Neal Benezra

Facebook
Instagram
LinkedIn

What are museums for? In the last several decades, I believe the purpose and mission of art museums has changed dramatically, and for the better. Throughout their long history, museums have more often than not functioned as places where important works of art would be conserved for the future. This was not an ostensibly public purpose and the sharing of the objects in museum custody was often a lower priority than was their preservation. The design of museums generally spoke to this mandate to preserve, and the classicizing façades of great museums expressed stability, authority, and control; public access was often of secondary design concern.
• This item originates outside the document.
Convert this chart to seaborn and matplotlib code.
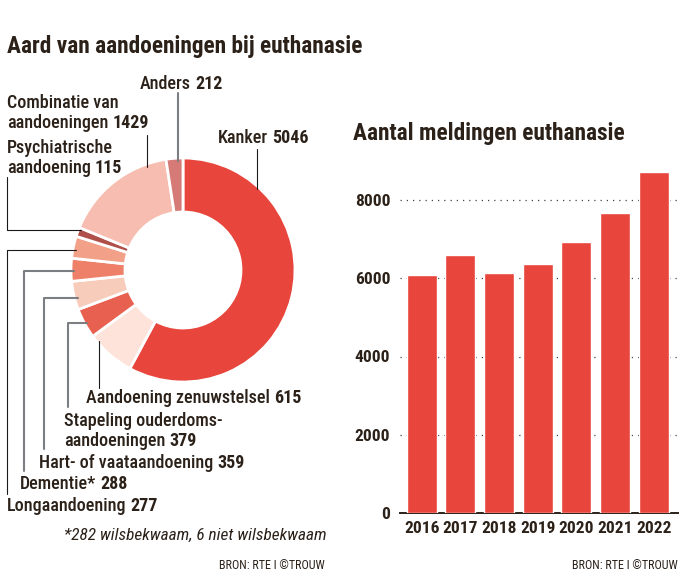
import matplotlib
matplotlib.use("Agg")
import matplotlib.pyplot as plt
import seaborn as sns
import pandas as pd
import numpy as np
from matplotlib import font_manager as fm

# ---------------- data ----------------
slice_names = ["Kanker", "Aandoening zenuwstelsel", "Stapeling ouderdoms-|aandoeningen",
               "Hart- of vaataandoening", "Dementie*", "Longaandoening",
               "Psychiatrische|aandoening", "Combinatie van|aandoeningen", "Anders"]
slice_counts = [5046, 615, 379, 359, 288, 277, 115, 1429, 212]
slice_colors = ["#E8453C", "#FDE3DA", "#E8604F", "#F7CCBA", "#EE7F68",
                "#F2A088", "#B0504A", "#F6BDB0", "#D57A76"]
years = ["2016", "2017", "2018", "2019", "2020", "2021", "2022"]
meldingen = [6091, 6585, 6126, 6361, 6938, 7666, 8720]
y_ticks = [0, 2000, 4000, 6000, 8000]
footnote = "*282 wilsbekwaam, 6 niet wilsbekwaam"
source = "BRON: RTE I \u00a9TROUW"
title_left = "Aard van aandoeningen bij euthanasie"
title_right = "Aantal meldingen euthanasie"

sns.set_theme(style="white")

# ---------------- font picking ----------------
ttf = fm.fontManager.ttflist
names = {f.name for f in ttf}
FAM, STRETCH = "Liberation Sans", "normal"
found = False
for n in ["Roboto Condensed", "Archivo Narrow", "Liberation Sans Narrow", "Noto Sans Condensed"]:
    if n in names:
        FAM, STRETCH = n, "normal"
        found = True
        break
if not found:
    for fam in ["Noto Sans", "Roboto", "Open Sans", "DejaVu Sans"]:
        if any(f.name == fam and "condensed" in str(f.stretch) for f in ttf):
            FAM, STRETCH = fam, "condensed"
            break
plt.rcParams["font.family"] = [FAM, "DejaVu Sans"]

TXT = "#2B2119"
W, H = 687, 583
fig = plt.figure(figsize=(W / 100, H / 100), dpi=100)
fig.patch.set_facecolor("white")

# ---------------- donut ----------------
CX, CY, R, RIN = 183, 270, 112, 58
S = 100.0  # px per data unit in pie axes
ax_p = fig.add_axes([(CX - 150) / W, (H - CY - 150) / H, 300 / W, 300 / H])
ax_p.pie(slice_counts, colors=slice_colors, startangle=90, counterclock=False,
         radius=R / S, wedgeprops=dict(width=(R - RIN) / S, edgecolor="white", linewidth=2))
ax_p.set_xlim(-1.5, 1.5)
ax_p.set_ylim(-1.5, 1.5)
ax_p.set_aspect("equal")
ax_p.axis("off")

# overlay axes in pixel coordinates (y downwards) for labels
ov = fig.add_axes([0, 0, 1, 1], zorder=5)
ov.set_xlim(0, W)
ov.set_ylim(H, 0)
ov.axis("off")
ov.patch.set_alpha(0)

BLACK, GREY = "#1a1a1a", "#7b7e83"
LFS = 13


def edge_y(x, top=True, inset=3):
    d = np.sqrt(max(R ** 2 - (x - CX) ** 2, 0)) - inset
    return CY - d if top else CY + d


def edge_x(y, inset=3):
    d = np.sqrt(max(R ** 2 - (y - CY) ** 2, 0)) - inset
    return CX - d


def label(x, baseline, name, value, fs=LFS, dy=20):
    lines = name.split("|")
    n = len(lines)
    for i, ln in enumerate(lines):
        yb = baseline - (n - 1 - i) * dy
        t = ov.text(x, yb, ln, fontsize=fs, color=TXT, ha="left", va="baseline",
                    fontstretch=STRETCH, fontweight="medium")
    ov.annotate(f"{value}", xy=(1, yb), xycoords=(t, ov.transData),
                xytext=(4, 0), textcoords="offset pixels", fontsize=fs,
                fontweight="bold", color=TXT, ha="left", va="baseline",
                fontstretch=STRETCH)


label(218, 143, slice_names[0], slice_counts[0])
label(140, 89, slice_names[8], slice_counts[8])
label(7, 128, slice_names[7], slice_counts[7])
label(7, 173, slice_names[6], slice_counts[6])
label(86, 403, slice_names[1], slice_counts[1])
label(64, 446, slice_names[2], slice_counts[2])
label(39, 468, slice_names[3], slice_counts[3])
label(20, 489, slice_names[4], slice_counts[4])
label(7, 511, slice_names[5], slice_counts[5])

# vertical leaders from top
ov.plot([257, 257], [149, edge_y(257)], color=BLACK, lw=0.8)
ov.plot([178, 178], [93, edge_y(178)], color=GREY, lw=1.5)
ov.plot([147, 147], [135, edge_y(147)], color=BLACK, lw=0.8)
# bottom leader (zenuwstelsel)
ov.plot([99, 99], [388, edge_y(99, top=False)], color=BLACK, lw=0.8)
# elbow leaders
ov.plot([7, 7, edge_x(230)], [177, 230, 230], color=BLACK, lw=0.8)
ov.plot([7, 7, edge_x(250)], [494, 250, 250], color=BLACK, lw=0.8)
ov.plot([24, 24, edge_x(271)], [471, 271, 271], color=GREY, lw=1.5)
ov.plot([44, 44, edge_x(298)], [449, 298, 298], color=GREY, lw=1.5)
ov.plot([68, 68, edge_x(323)], [407, 323, 323], color=GREY, lw=1.5)

ov.text(64, 540, footnote, fontsize=12.4, style="italic", color=TXT,
        ha="left", va="baseline", fontstretch=STRETCH)
ov.text(325, 569, source, fontsize=8.7, color=TXT, ha="right", va="baseline",
        fontstretch=STRETCH)
ov.text(678, 569, source, fontsize=8.7, color=TXT, ha="right", va="baseline",
        fontstretch=STRETCH)
ov.text(7, 53, title_left, fontsize=16.8, fontweight="black", color=TXT,
        ha="left", va="baseline", fontstretch=STRETCH)
ov.text(353, 140, title_right, fontsize=16.8, fontweight="black", color=TXT,
        ha="left", va="baseline", fontstretch=STRETCH)

# ---------------- bar chart ----------------
top_val = 9000
y0, y8 = 513, 200
ppu = (y0 - y8) / 8000
ytop = y0 - top_val * ppu
ax_b = fig.add_axes([400 / W, (H - y0) / H, 278 / W, (y0 - ytop) / H])
df = pd.DataFrame({"jaar": years, "meldingen": meldingen})
sns.barplot(data=df, x="jaar", y="meldingen", color="#E8453C", saturation=1,
            width=0.78, ax=ax_b, zorder=3)
ax_b.set_xlim(-0.56, 6.63)
ax_b.set_ylim(0, top_val)
ax_b.set_yticks(y_ticks)
ax_b.set_yticklabels([str(v) for v in y_ticks])
ax_b.set_xlabel("")
ax_b.set_ylabel("")
ax_b.yaxis.grid(True, linestyle=(0, (1, 4)), color="#444444", linewidth=0.9)
ax_b.set_axisbelow(True)
for s in ["top", "right", "left"]:
    ax_b.spines[s].set_visible(False)
ax_b.spines["bottom"].set_color("#2B2119")
ax_b.spines["bottom"].set_linewidth(1.4)
ax_b.tick_params(axis="both", length=0, labelsize=12.5, labelcolor=TXT)
ax_b.tick_params(axis="y", pad=7)
ax_b.tick_params(axis="x", pad=6)
for lab in ax_b.get_xticklabels() + ax_b.get_yticklabels():
    lab.set_fontweight("bold")
    lab.set_fontstretch(STRETCH)
ax_b.patch.set_alpha(0)

fig.savefig("out.png", dpi=100, facecolor="white")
In my view, this began to change with the design and inauguration of the Pompidou Center in Paris. Born of the social and political upheavals of the 1960s, and opening to the public in 1977, the Pompidou, of architects Renzo Piano and Richard Rogers, expresses another, far more public purpose. Instead of a stately edifice, the Pompidou is an ultra-modern machine, open both physically and psychologically to the city, its inhabitants, and its visitors. Its outdoor plaza is a gathering place and for young people, in particular, one of the central destinations in Paris. The Pompidou is available late into the evening, when working people are able to frequent its galleries, cinema, library, and public spaces, instead of the limited public hours that historically characterized museum access.

It took years for the expressly public purpose of the Pompidou Center to take hold in the museum community. Today, however, many if not most museum directors and their staffs take their public purpose as seriously as they do the art in their custody.

A key element of this change is to be found in the evolving definition of the word “curate.” Traditionally, curators (the word derives from the Latin, to oversee, guard, care for) were principally responsible for the objects in their custody. Curators were first and foremost scholars, and they organized collections and exhibitions. Today the word has acquired a much more expansive definition; to a certain extent we are all curators of our own time and experience and that of friends and family as well.

In May 2016, the museum that I direct, the San Francisco Museum of Modern Art, opened following a massive expansion. In the previous decade, our collections and exhibitions, as well as the number of visitors and members, had grown dramatically. Underlying our expansion was not merely a will to grow our gallery space, and the number of works of art that could be placed on view. We also envisioned a museum experience that would be extraordinarily generous. Our designers, led by Craig Dykers, of the firm Snohetta, created open, luminous, and comfortable spaces for people as well as for art. In an effort to welcome a young audience, we are now able to offer free admission to anyone eighteen years of age or younger. We have also created dynamic digital access to SFMOMA, so our public will not be limited to visitors to our building.

We are now engaged in reconceiving the future of museums of contemporary art, and of our own museum. Can we imagine a future in which great works of art and a heightened public purpose are even more closely aligned than today? This is the opportunity that awaits.